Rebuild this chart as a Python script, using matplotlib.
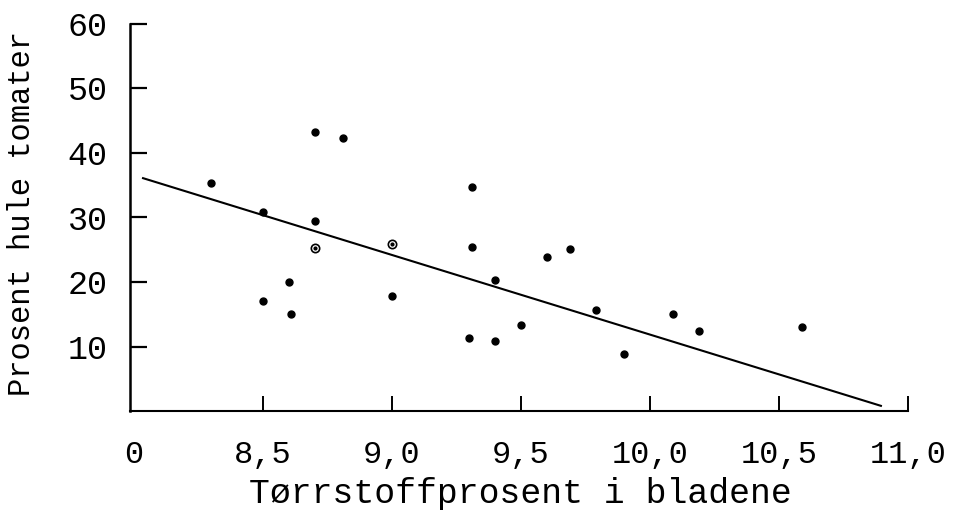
import matplotlib.pyplot as plt

# dry matter % in leaves vs % hollow tomatoes
dry_matter = [8.30, 8.50, 8.70, 8.81, 8.70, 8.60, 8.50, 8.61, 9.00,
              9.31, 9.31, 9.60, 9.69, 9.40, 9.79, 10.09, 9.50, 9.30,
              9.40, 9.90, 10.19, 10.59]
hollow_pct = [35.3, 30.8, 43.2, 42.4, 29.4, 20.0, 17.0, 15.0, 17.8,
              34.8, 25.4, 23.8, 25.1, 20.3, 15.6, 15.0, 13.3, 11.3,
              10.8, 8.8, 12.4, 13.0]

# the two points drawn as small open circles
open_x = [8.70, 9.00]
open_y = [25.2, 25.9]

# regression line end points
line_x = [8.035, 10.895]
line_y = [36.1, 0.8]

x_ticks = [8.0, 8.5, 9.0, 9.5, 10.0, 10.5, 11.0]
x_labels = ["0", "8,5", "9,0", "9,5", "10,0", "10,5", "11,0"]
y_ticks = [10, 20, 30, 40, 50, 60]

font = "Liberation Mono"

fig = plt.figure(figsize=(9.56, 5.11), dpi=100)
ax = fig.add_axes([130 / 956, 100 / 511, 778 / 956, 387 / 511])

ax.plot(line_x, line_y, color="black", lw=1.5)
ax.plot(dry_matter, hollow_pct, "o", color="black", ms=5)
ax.plot(open_x, open_y, "o", mfc="white", mec="black", mew=1.2, ms=6)
ax.plot(open_x, open_y, "o", color="black", ms=2)

ax.set_xlim(8 - 4 / 258, 11.0)
ax.set_ylim(0, 60)

ax.spines["top"].set_visible(False)
ax.spines["right"].set_visible(False)
ax.spines["left"].set_linewidth(1.8)
ax.spines["bottom"].set_linewidth(1.5)

ax.set_xticks(x_ticks)
ax.set_xticklabels(x_labels, fontfamily=font, fontsize=23)
ax.set_yticks(y_ticks)
ax.set_yticklabels([str(v) for v in y_ticks], fontfamily=font, fontsize=24)
ax.tick_params(axis="x", direction="in", length=11, width=1.4, pad=21)
ax.tick_params(axis="y", direction="in", length=12, width=1.6, pad=16)
ax.xaxis.get_major_ticks()[0].tick1line.set_visible(False)

fig.text(520 / 956, 1 - 503 / 511, "Tørrstoffprosent i bladene",
         fontfamily=font, fontsize=25, ha="center", va="baseline")
fig.text(22 / 956, 1 - 213 / 511, "Prosent hule tomater",
         fontfamily=font, fontsize=22, rotation=90, ha="center", va="center")

fig.savefig("out.png", dpi=100)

■ Written problem ■
Repeat the listing above from its first line through the line that contains "open_y = [25.2, 25.9]", both included, and nothing more. Drop the pictures.

■ Completed exercise ■
Rebuild this chart as a Python script, using matplotlib.
import matplotlib.pyplot as plt

# dry matter % in leaves vs % hollow tomatoes
dry_matter = [8.30, 8.50, 8.70, 8.81, 8.70, 8.60, 8.50, 8.61, 9.00,
              9.31, 9.31, 9.60, 9.69, 9.40, 9.79, 10.09, 9.50, 9.30,
              9.40, 9.90, 10.19, 10.59]
hollow_pct = [35.3, 30.8, 43.2, 42.4, 29.4, 20.0, 17.0, 15.0, 17.8,
              34.8, 25.4, 23.8, 25.1, 20.3, 15.6, 15.0, 13.3, 11.3,
              10.8, 8.8, 12.4, 13.0]

# the two points drawn as small open circles
open_x = [8.70, 9.00]
open_y = [25.2, 25.9]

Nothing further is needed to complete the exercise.